Del Cooper was camp liberator

  • Published
  • By Mike Wallace
  • Skywrighter Staff
Del Cooper went to Europe in March 1945, near the end of World War II in Europe. The sights and smells of his relatively short stay there affected much of his life however, and his pictures, his Eisenhower jacket and articles about him are on display in the Holocaust Exhibit in the National Museum of the U.S. Air Force.

Cooper joined the Army at age 19 in 1943. He eventually was assigned to the 14th Infantry Regiment, part of Gen. George S. Patton's Third Army, and in 1945 found himself close to a concentration camp in Gunzkirchen.

Cooper helped move food supplies from a captured German train into a truck, then he and some others drove it to the camp.

"We knew of the camps, but didn't know exactly what to expect. As we approached the camp, we smelled something. I'd never smelled anything like it. I call it the odor of evil. The people that were strong enough came out along the road. They were so happy," said Cooper.

"They were staring, diseased, and stinking. They weren't people anymore, they were nothing but things. They came up to us and we fired our pistols into the air, trying to signal the people to stay off the road."

Cooper recalled that the victims helped move the boxes of food off the trucks. "I don't know how they helped," Cooper said. "The boxes were heavy, and the people were so wasted and infested with lice. They'd touch us as if to see if we were really there.

"There were dead people all over in the woods. People would go there to relieve themselves, and they'd just die. I saw people die coming towards us. I remember one old man sitting on a rock, throwing his hands up, praying.

"I opened a door on one of the buildings, and there were people just stacked in there. If anyone doesn't believe in the Holocaust, I know it's true. I saw it."

After returning to his unit, Cooper told his company commander, Capt. Swope, that a railway ran near the camp and that they could move the train there rather than make trips in the truck.

"Capt. Swope, who also was a pilot, drove the train to the camp," said Cooper.

Near the very end of the war in Europe, Cooper said that Germans were surrendering everywhere. He recalled going into a farmhouse where there were "four or five German soldiers and a French DP (displaced person) inside. He said the Germans surrendered, and the Frenchman told him there were "two SS troops in the barn (SS is an acronym for Schutzstaffel, a unit formed as Hitler's personal guard.)."

He crept to the barn, peeked around a corner, and saw "a young guy in civilian trousers and no shirt," said Cooper. "I had two pistols, and I point them at him and asked him if he was a German soldier. He never said anything, but looked at me--he knew he was going to die and I motioned for him to put his hands up. He looked me in the eye and put up his hands. I wanted him to do something, make any kind of motion. I wanted to shoot him, but I couldn't bring myself to kill him in cold blood. I took him to the farmhouse, and eventually turned him over to a military policeman. He probably shot him."

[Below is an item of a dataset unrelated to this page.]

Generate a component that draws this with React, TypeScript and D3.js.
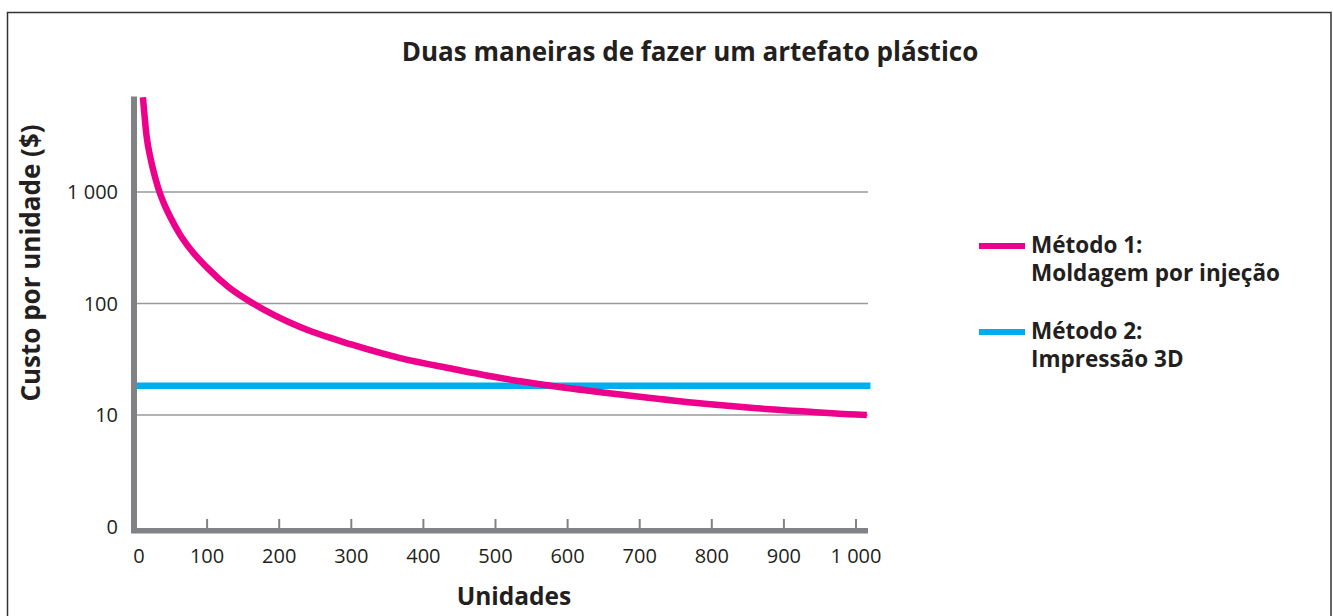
import React, { useEffect, useRef } from "react";
import * as d3 from "d3";

const title = "Duas maneiras de fazer um artefato plástico";
const xLabel = "Unidades";
const yLabel = "Custo por unidade ($)";

const xTicks = [0, 100, 200, 300, 400, 500, 600, 700, 800, 900, 1000];
const xTickLabels = ["0", "100", "200", "300", "400", "500", "600", "700", "800", "900", "1 000"];
const yTicks = [1, 10, 100, 1000];
const yTickLabels = ["0", "10", "100", "1 000"];

// Método 1: moldagem por injeção (custo decai com o volume)
const injUnits = [11, 16, 22, 28, 34, 42, 50, 62, 80, 100, 130, 164, 229, 300, 368, 440, 507, 569, 640, 715, 790, 854, 930, 1000, 1015];
const injCost = [7100, 3200, 1950, 1350, 1000, 740, 580, 420, 290, 210, 140, 100, 61.5, 43, 32.4, 26, 21.5, 18.6, 16.2, 14.2, 12.6, 11.6, 10.75, 10.1, 10];

// Método 2: impressão 3D (custo constante)
const printUnits = [0, 1020];
const printCost = [18.3, 18.3];

const legendItems = [
  { color: "#EC008C", lines: ["Método 1:", "Moldagem por injeção"] },
  { color: "#00AEEF", lines: ["Método 2:", "Impressão 3D"] },
];

const W = 1333;
const H = 616;
const FONT = "'Open Sans', sans-serif";
const TEXT = "#231F20";
const AXIS = "#808285";

const App = () => {
  const ref = useRef<SVGSVGElement | null>(null);

  useEffect(() => {
    const svg = d3.select(ref.current);
    svg.selectAll("*").remove();

    const x = d3.scaleLinear().domain([0, 1000]).range([135, 856]);
    const y = d3.scaleLog().domain([1, 7200]).range([526.5, 96.5]);

    // frame
    svg
      .append("rect")
      .attr("x", 7.5)
      .attr("y", 12.5)
      .attr("width", 1323.5)
      .attr("height", 640)
      .attr("fill", "white")
      .attr("stroke", "#333")
      .attr("stroke-width", 1.5);

    svg
      .append("text")
      .attr("x", 690)
      .attr("y", 61)
      .attr("text-anchor", "middle")
      .style("font-family", FONT)
      .style("font-weight", 700)
      .style("font-size", "26px")
      .style("fill", TEXT)
      .text(title);

    // gridlines
    svg
      .selectAll("line.grid")
      .data(yTicks.filter((d) => d > 1))
      .join("line")
      .attr("class", "grid")
      .attr("x1", 137)
      .attr("x2", 868)
      .attr("y1", (d) => y(d))
      .attr("y2", (d) => y(d))
      .attr("stroke", "#9a9a9a")
      .attr("stroke-width", 1.5);

    const line = d3
      .line<[number, number]>()
      .x((d) => x(d[0]))
      .y((d) => y(d[1]))
      .curve(d3.curveMonotoneX);

    svg
      .append("path")
      .attr("d", line(printUnits.map((u, i) => [u, printCost[i]] as [number, number])))
      .attr("fill", "none")
      .attr("stroke", "#00AEEF")
      .attr("stroke-width", 6.5);

    svg
      .append("path")
      .attr("d", line(injUnits.map((u, i) => [u, injCost[i]] as [number, number])))
      .attr("fill", "none")
      .attr("stroke", "#EC008C")
      .attr("stroke-width", 6.5);

    // axes
    const axisTop = y(7200);
    svg
      .append("rect")
      .attr("x", 131)
      .attr("y", axisTop)
      .attr("width", 6)
      .attr("height", 533 - axisTop)
      .attr("fill", AXIS);
    svg
      .append("rect")
      .attr("x", 131)
      .attr("y", 528)
      .attr("width", 868 - 131)
      .attr("height", 5.5)
      .attr("fill", AXIS);

    svg
      .selectAll("line.xtick")
      .data(xTicks.slice(1))
      .join("line")
      .attr("class", "xtick")
      .attr("x1", (d) => x(d))
      .attr("x2", (d) => x(d))
      .attr("y1", 519)
      .attr("y2", 528)
      .attr("stroke", AXIS)
      .attr("stroke-width", 2);

    svg
      .selectAll("text.xlab")
      .data(xTicks)
      .join("text")
      .attr("class", "xlab")
      .attr("x", (d) => x(d) + (d === 0 ? 4 : 0))
      .attr("y", 563)
      .attr("text-anchor", "middle")
      .style("font-family", FONT)
      .style("font-size", "20px")
      .style("fill", TEXT)
      .text((d, i) => xTickLabels[i]);

    svg
      .selectAll("text.ylab")
      .data(yTicks)
      .join("text")
      .attr("class", "ylab")
      .attr("x", 118)
      .attr("y", (d) => y(d) + 7)
      .attr("text-anchor", "end")
      .style("font-family", FONT)
      .style("font-size", "20px")
      .style("fill", TEXT)
      .text((d, i) => yTickLabels[i]);

    svg
      .append("text")
      .attr("x", 514)
      .attr("y", 605)
      .attr("text-anchor", "middle")
      .style("font-family", FONT)
      .style("font-weight", 700)
      .style("font-size", "24.5px")
      .style("fill", TEXT)
      .text(xLabel);

    svg
      .append("text")
      .attr("transform", "translate(40,263) rotate(-90)")
      .attr("text-anchor", "middle")
      .style("font-family", FONT)
      .style("font-weight", 700)
      .style("font-size", "26px")
      .style("fill", TEXT)
      .text(yLabel);

    // legend
    const lg = svg
      .selectAll("g.legend")
      .data(legendItems)
      .join("g")
      .attr("class", "legend")
      .attr("transform", (d, i) => `translate(979,${246 + i * 86})`);

    lg.append("line")
      .attr("x1", 0)
      .attr("x2", 46)
      .attr("stroke", (d) => d.color)
      .attr("stroke-width", 6);

    lg.selectAll("text")
      .data((d) => d.lines)
      .join("text")
      .attr("x", 52)
      .attr("y", (d, i) => 7 + i * 28)
      .style("font-family", FONT)
      .style("font-weight", 700)
      .style("font-size", "22.5px")
      .style("fill", TEXT)
      .text((d) => d);
  }, []);

  return (
    <svg
      ref={ref}
      width={W}
      height={H}
      style={{ position: "absolute", left: 0, top: 0, background: "white" }}
    />
  );
};

export default App;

Cooper's jacket in the museum made him "the best dressed soldier in Europe" he said. He recalled that the regimental colonel had a German tailor assigned to him, and the "never smiling" tailor looked at Cooper's uniform disdainfully. He took it, along with measurements, and modified it with "smaller pockets and lapels so it would fit me better," Cooper said. He also said that the German sewed a cloth holster for Cooper's small pistol that he always carried despite orders forbidding it.

Coming home in April 1946, Cooper went to work at the Defense Electronic Supply Center in Kettering, and joined what he called "a special unit." He went to Japan, Korea, the Philippines, Wake Island, and Germany. He also went to Vietnam twice.

Besides traveling on business, Cooper and his wife, Joanne, also traveled for pleasure. On one of his trips, he spread some dirt from his garden at his home in Beavercreek on Tiananmen Square, Beijing, China.

Today, Cooper occasionally talks to school kids about his World War II experiences. Some of these occasions have included the National Museum of the U.S. Air Force when students go to visit the Holocaust Exhibit.

Looking back, Cooper said, "If I was called today to serve, I'd go. I tell the students, 'Respect the flag.' You can't believe the looks on those people's faces (in World War II and later) when they saw the American flag."